Но при всей важности темы Просперо действие не сосредоточено всецело на нем. Уход волшебника печален, но на каком светлом, чарующем фоне он происходит! Как прекрасна эта молодая чета, задумчиво играющая в шахматы, этот отпущенный на свободу летун Ариэль, эти счастливые матросы с ошалевшим от радости боцманом, готовые снова выйти в море, – даже этот явно поумневший Калибан.

Шекспир показывает нам двуплановость мира, которую так хорошо понял Оден в «Musée de Beaux Arts»: главный герой может погибнуть, но «корабль, с которого не могли / Не видеть, как мальчик падает с небосклона, / Был занят плаваньем, все дальше уплывал от земли».

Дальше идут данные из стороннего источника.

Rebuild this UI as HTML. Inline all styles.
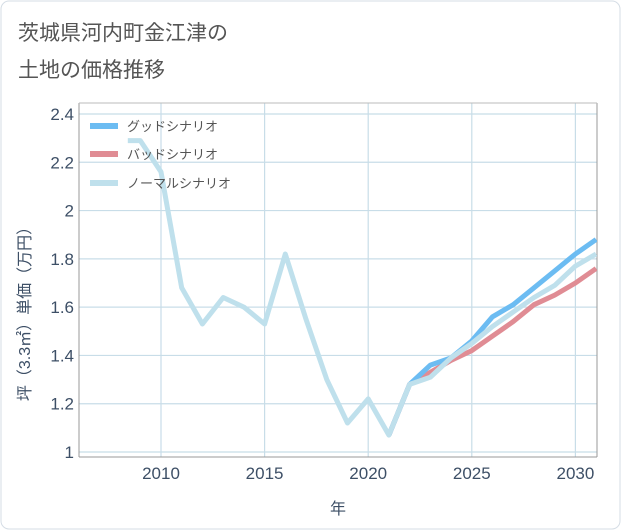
<!DOCTYPE html>
<html><head><meta charset="utf-8"><style>
body{margin:0;background:#fff;font-family:"Liberation Sans","Noto Sans CJK JP",sans-serif;}
#wrap{position:relative;width:621px;height:530px;background:#fff;}
</style></head><body>
<div id="wrap">
<svg id="chart" width="621" height="530" style="position:absolute;left:0;top:0">
<rect x="1" y="1" width="619" height="528" rx="8" fill="#fff" stroke="#d5dde5"/>
<text x="18" y="40" font-size="21" fill="#555">茨城県河内町金江津の</text>
<text x="18" y="77" font-size="21" fill="#555">土地の価格推移</text>
<g id="grid"></g><g id="lines"></g>
<text x="338" y="514" font-size="16" fill="#3d4f66" text-anchor="middle">年</text>
<text transform="translate(30,310) rotate(-90)" font-size="16" fill="#3d4f66" text-anchor="middle">坪（3.3㎡）単価（万円）</text>
<g>
<rect x="90" y="123" width="28" height="6" fill="#6cbcf2"/>
<text x="127" y="131" font-size="13" fill="#555">グッドシナリオ</text>
<rect x="90" y="151" width="28" height="6" fill="#e08c94"/>
<text x="127" y="159" font-size="13" fill="#555">バッドシナリオ</text>
<rect x="90" y="180" width="28" height="6" fill="#bfe0ec"/>
<text x="127" y="188" font-size="13" fill="#555">ノーマルシナリオ</text>
</g>
</svg>
</div>
<script>
const normalYears=[2008.4,2009,2010,2011,2012,2013,2014,2015,2016,2017,2018,2019,2020,2021,2022,2023,2024,2025,2026,2027,2028,2029,2030,2031];
const normalValues=[2.29,2.29,2.16,1.68,1.53,1.64,1.60,1.53,1.82,1.55,1.30,1.12,1.22,1.07,1.28,1.31,1.39,1.45,1.52,1.58,1.64,1.69,1.77,1.82];
const scenYears=[2021,2022,2023,2024,2025,2026,2027,2028,2029,2030,2031];
const goodValues=[1.07,1.28,1.36,1.39,1.46,1.56,1.61,1.68,1.75,1.82,1.88];
const badValues=[1.07,1.28,1.33,1.38,1.42,1.48,1.54,1.61,1.65,1.70,1.76];
const xTicks=[2010,2015,2020,2025,2030];
const yTicks=[1,1.2,1.4,1.6,1.8,2,2.2,2.4];
const L=79,R=597,T=103,B=457,Y0=1,Y1=2.4,YB=452,YT=114;
const sx=v=>161+(v-2010)*20.72;
const sy=v=>YB-(v-Y0)/(Y1-Y0)*(YB-YT);
const NS="http://www.w3.org/2000/svg";
const grid=document.getElementById('grid'),lines=document.getElementById('lines');
function mk(tag,attrs,parent){const e=document.createElementNS(NS,tag);for(const k in attrs)e.setAttribute(k,attrs[k]);parent.appendChild(e);return e;}
yTicks.forEach(v=>{
 const l=mk('line',{x1:L,x2:R,y1:sy(v),y2:sy(v),stroke:'#c8dde8','stroke-width':1.2},grid);
 
 
 const t=mk('text',{x:74,y:sy(v)+6,'font-size':17,fill:'#3d4f66','text-anchor':'end'},grid);
 t.textContent=String(v);
 
 
});
xTicks.forEach(v=>{
 const l=mk('line',{x1:sx(v),x2:sx(v),y1:T,y2:B,stroke:'#c8dde8','stroke-width':1.2},grid);
 
 
 const t=mk('text',{x:sx(v),y:479,'font-size':17,fill:'#3d4f66','text-anchor':'middle'},grid);
 t.textContent=String(v);
 
 
});
mk('line',{x1:L,x2:L,y1:T,y2:B,stroke:'#999','stroke-width':1},grid);
mk('line',{x1:L,x2:R,y1:B,y2:B,stroke:'#999','stroke-width':1},grid);
mk('line',{x1:R,x2:R,y1:T,y2:B,stroke:'#999','stroke-width':1},grid);
mk('line',{x1:L,x2:R,y1:T,y2:T,stroke:'#bbb','stroke-width':1},grid);
function pts(xs,ys){return xs.map((x,i)=>sx(x).toFixed(1)+','+sy(ys[i]).toFixed(1)).join(' ');}
const cp=mk('clipPath',{id:'cp'},lines);mk('rect',{x:L,y:T,width:R-L,height:B-T},cp);
const g=mk('g',{'clip-path':'url(#cp)'},lines);
const bad=mk('polyline',{points:pts(scenYears,badValues),fill:'none',stroke:'#e08c94','stroke-width':5,'stroke-linejoin':'round'},g);


const good=mk('polyline',{points:pts(scenYears,goodValues),fill:'none',stroke:'#6cbcf2','stroke-width':5,'stroke-linejoin':'round'},g);


const nor=mk('polyline',{points:pts(normalYears,normalValues),fill:'none',stroke:'#bfe0ec','stroke-width':5,'stroke-linejoin':'round'},g);


</script>
</body></html>
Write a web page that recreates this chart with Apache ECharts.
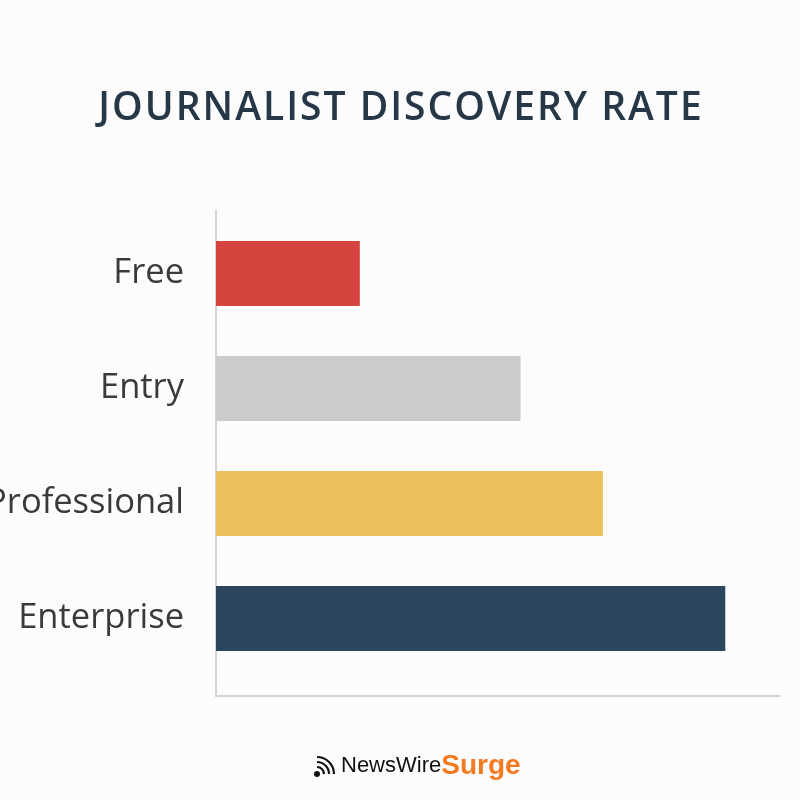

Мир, что ни день, обновляется, и в рассветном свете он так же юн, как и прежде. Потому-то не вечерняя мудрость Просперо:

Мы созданы из той же самой ткани,
Что сны, и наша маленькая жизнь
Объята океаном сновидений, —

а утреннее, наивное восклицание Миранды: «What brave new world!» (О дивный новый мир!) – определяет тональность финала «Бури».

Точнее, Шекспир достигает здесь такого сочетания контрастных мотивов, которые, «как дождь и солнце», усиливают действие друг друга и разрешаются в гармоническом единстве, казалось бы, доступном одной только музыке.